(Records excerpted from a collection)

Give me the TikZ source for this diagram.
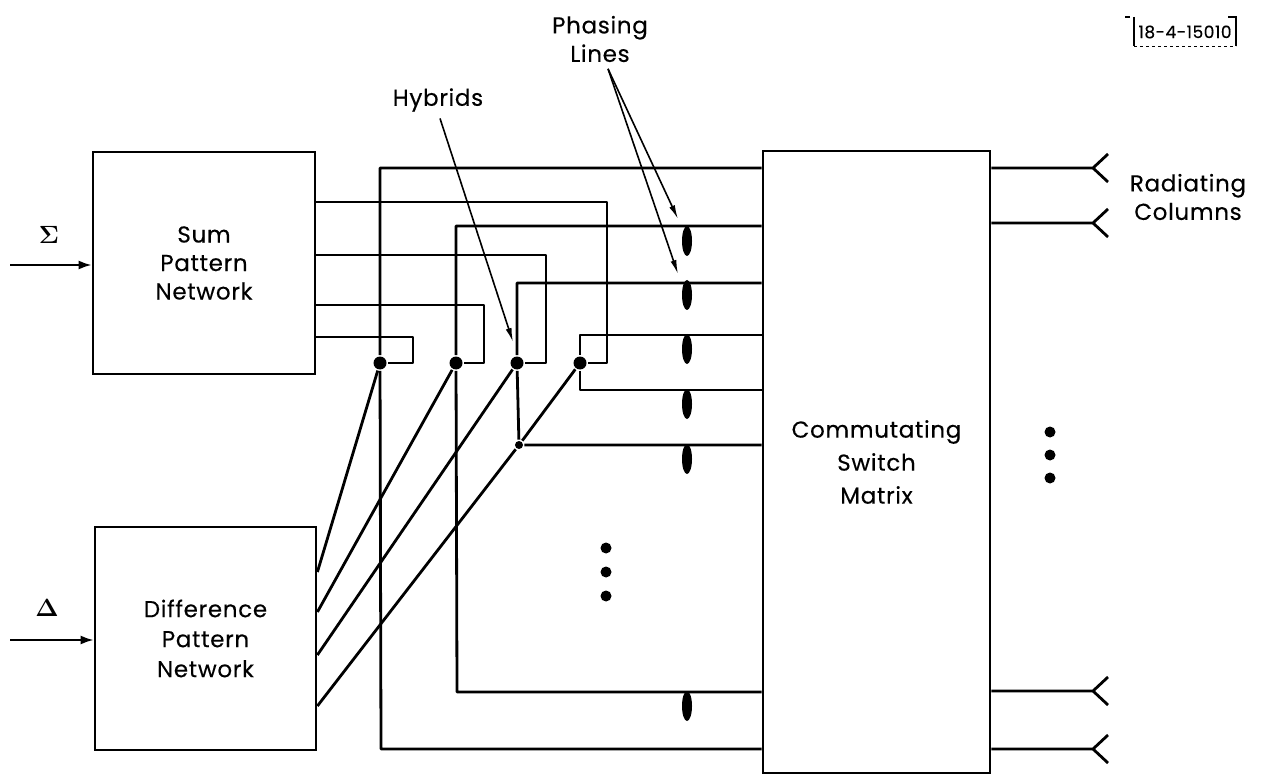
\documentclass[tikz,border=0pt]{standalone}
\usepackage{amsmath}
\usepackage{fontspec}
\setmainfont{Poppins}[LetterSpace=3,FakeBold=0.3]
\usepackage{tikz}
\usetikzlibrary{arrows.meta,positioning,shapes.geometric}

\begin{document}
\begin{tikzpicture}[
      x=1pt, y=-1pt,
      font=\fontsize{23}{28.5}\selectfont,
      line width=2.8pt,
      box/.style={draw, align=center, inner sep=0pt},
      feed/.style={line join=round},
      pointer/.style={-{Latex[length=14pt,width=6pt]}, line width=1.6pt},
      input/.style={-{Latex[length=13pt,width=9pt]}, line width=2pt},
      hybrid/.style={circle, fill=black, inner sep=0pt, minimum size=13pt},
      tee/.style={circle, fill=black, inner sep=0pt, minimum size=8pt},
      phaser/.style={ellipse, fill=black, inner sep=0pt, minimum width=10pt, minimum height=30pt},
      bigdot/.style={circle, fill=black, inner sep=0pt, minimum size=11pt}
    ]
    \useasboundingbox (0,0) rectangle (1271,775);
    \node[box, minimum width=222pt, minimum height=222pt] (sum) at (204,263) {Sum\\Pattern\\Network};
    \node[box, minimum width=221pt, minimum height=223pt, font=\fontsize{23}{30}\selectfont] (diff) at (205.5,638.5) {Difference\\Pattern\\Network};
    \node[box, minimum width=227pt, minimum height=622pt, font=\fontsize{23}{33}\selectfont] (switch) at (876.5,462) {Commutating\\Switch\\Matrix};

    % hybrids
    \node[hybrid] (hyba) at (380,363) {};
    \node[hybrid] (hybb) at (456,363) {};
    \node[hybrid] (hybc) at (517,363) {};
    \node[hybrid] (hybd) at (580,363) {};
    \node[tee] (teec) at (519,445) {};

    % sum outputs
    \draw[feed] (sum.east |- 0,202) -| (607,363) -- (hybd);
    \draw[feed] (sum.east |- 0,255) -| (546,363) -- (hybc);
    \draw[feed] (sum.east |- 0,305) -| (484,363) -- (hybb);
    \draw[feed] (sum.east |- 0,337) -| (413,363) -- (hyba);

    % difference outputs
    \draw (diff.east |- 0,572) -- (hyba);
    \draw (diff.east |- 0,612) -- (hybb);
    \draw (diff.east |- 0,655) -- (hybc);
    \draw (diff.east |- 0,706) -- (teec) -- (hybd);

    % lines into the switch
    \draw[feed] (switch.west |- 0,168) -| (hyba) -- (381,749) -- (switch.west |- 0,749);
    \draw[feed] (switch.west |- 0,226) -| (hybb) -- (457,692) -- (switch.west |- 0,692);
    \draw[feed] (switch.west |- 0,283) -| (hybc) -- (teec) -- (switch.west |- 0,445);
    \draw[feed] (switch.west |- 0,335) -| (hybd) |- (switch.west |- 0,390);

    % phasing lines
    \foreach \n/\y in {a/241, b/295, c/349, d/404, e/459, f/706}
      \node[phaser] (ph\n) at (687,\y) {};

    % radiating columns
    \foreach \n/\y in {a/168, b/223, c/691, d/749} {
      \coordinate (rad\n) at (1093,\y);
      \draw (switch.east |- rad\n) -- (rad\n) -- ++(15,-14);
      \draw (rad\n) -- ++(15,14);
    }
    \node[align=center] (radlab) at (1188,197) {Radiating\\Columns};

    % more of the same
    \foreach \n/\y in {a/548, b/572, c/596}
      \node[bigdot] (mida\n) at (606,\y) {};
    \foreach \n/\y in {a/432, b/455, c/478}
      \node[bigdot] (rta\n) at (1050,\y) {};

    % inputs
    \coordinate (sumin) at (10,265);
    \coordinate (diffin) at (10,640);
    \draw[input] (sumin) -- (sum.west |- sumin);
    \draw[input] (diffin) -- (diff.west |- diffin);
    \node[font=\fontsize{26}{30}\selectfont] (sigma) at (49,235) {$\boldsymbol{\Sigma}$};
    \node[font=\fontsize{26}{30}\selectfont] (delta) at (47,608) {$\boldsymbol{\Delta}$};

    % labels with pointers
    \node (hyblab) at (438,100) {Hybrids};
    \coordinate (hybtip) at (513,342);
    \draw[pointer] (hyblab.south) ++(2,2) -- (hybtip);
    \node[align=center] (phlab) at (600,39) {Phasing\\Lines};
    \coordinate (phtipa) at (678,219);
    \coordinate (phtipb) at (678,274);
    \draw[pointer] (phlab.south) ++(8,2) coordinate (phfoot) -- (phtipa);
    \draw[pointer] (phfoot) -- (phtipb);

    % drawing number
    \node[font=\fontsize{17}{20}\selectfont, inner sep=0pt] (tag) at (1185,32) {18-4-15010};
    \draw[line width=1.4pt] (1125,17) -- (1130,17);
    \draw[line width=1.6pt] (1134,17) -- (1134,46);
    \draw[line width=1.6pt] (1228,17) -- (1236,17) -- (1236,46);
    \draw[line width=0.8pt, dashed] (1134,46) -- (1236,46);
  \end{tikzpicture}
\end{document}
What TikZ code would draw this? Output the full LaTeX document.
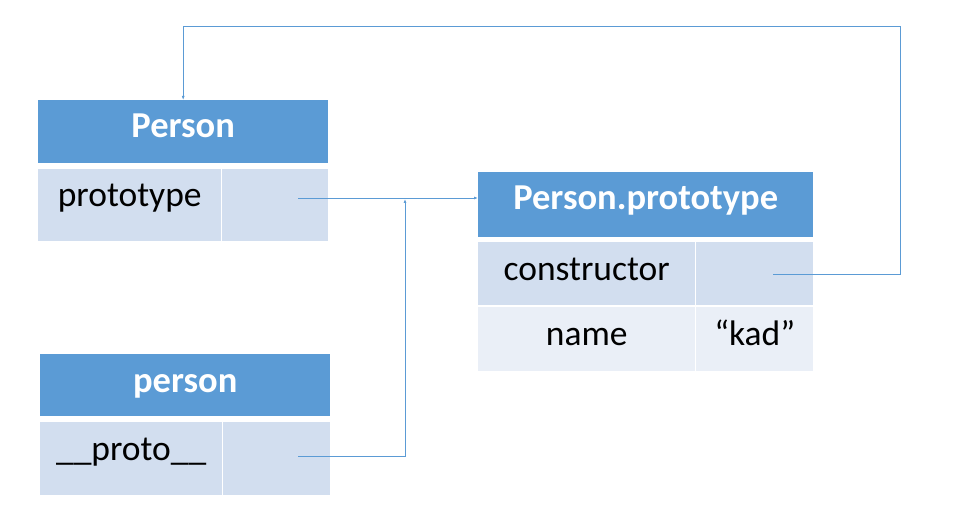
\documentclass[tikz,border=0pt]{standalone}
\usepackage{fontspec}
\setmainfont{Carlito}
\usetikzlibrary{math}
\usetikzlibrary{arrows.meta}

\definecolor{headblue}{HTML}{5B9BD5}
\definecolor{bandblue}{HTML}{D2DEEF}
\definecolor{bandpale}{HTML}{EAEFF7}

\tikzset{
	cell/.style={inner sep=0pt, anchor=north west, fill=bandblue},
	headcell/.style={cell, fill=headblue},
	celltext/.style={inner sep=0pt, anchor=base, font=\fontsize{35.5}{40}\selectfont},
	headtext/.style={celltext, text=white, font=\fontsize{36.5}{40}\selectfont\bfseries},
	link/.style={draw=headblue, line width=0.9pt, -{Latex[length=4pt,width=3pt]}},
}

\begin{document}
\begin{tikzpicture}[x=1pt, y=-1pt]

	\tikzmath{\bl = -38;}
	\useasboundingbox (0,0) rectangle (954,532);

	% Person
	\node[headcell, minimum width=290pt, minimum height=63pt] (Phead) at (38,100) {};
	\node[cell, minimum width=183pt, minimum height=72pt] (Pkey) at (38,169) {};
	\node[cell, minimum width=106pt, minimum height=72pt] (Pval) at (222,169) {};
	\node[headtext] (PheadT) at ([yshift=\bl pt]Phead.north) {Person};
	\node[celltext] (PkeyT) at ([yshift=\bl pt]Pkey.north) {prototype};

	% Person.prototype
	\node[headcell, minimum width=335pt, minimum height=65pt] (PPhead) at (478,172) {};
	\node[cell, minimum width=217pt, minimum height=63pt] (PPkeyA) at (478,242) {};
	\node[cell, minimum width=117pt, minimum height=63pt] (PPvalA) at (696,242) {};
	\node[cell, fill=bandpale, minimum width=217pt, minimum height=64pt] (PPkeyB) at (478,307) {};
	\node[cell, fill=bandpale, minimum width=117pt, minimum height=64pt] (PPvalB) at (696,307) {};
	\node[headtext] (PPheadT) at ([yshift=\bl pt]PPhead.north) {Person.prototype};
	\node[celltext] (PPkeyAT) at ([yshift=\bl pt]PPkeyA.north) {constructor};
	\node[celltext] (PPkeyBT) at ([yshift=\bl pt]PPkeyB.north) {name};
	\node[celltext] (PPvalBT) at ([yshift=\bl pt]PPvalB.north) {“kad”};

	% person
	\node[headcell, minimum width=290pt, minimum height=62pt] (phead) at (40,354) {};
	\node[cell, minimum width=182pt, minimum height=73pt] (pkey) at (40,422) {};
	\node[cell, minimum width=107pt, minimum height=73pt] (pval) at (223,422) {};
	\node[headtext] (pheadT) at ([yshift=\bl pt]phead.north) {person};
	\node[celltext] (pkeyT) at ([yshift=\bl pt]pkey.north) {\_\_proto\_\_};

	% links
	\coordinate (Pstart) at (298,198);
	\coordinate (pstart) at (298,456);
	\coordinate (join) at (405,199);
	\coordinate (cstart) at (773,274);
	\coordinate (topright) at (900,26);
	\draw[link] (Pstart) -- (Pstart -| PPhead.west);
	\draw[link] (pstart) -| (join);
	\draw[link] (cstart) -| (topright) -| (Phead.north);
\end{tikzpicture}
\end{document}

# Task goal
From the entries above, copy exactly the lines starting at the one with "What TikZ code" and stopping at the one with "(0,0) rectangle (954,532);", keeping both ends. Drop the pictures.

# Result
What TikZ code would draw this? Output the full LaTeX document.
\documentclass[tikz,border=0pt]{standalone}
\usepackage{fontspec}
\setmainfont{Carlito}
\usetikzlibrary{math}
\usetikzlibrary{arrows.meta}

\definecolor{headblue}{HTML}{5B9BD5}
\definecolor{bandblue}{HTML}{D2DEEF}
\definecolor{bandpale}{HTML}{EAEFF7}

\tikzset{
	cell/.style={inner sep=0pt, anchor=north west, fill=bandblue},
	headcell/.style={cell, fill=headblue},
	celltext/.style={inner sep=0pt, anchor=base, font=\fontsize{35.5}{40}\selectfont},
	headtext/.style={celltext, text=white, font=\fontsize{36.5}{40}\selectfont\bfseries},
	link/.style={draw=headblue, line width=0.9pt, -{Latex[length=4pt,width=3pt]}},
}

\begin{document}
\begin{tikzpicture}[x=1pt, y=-1pt]

	\tikzmath{\bl = -38;}
	\useasboundingbox (0,0) rectangle (954,532);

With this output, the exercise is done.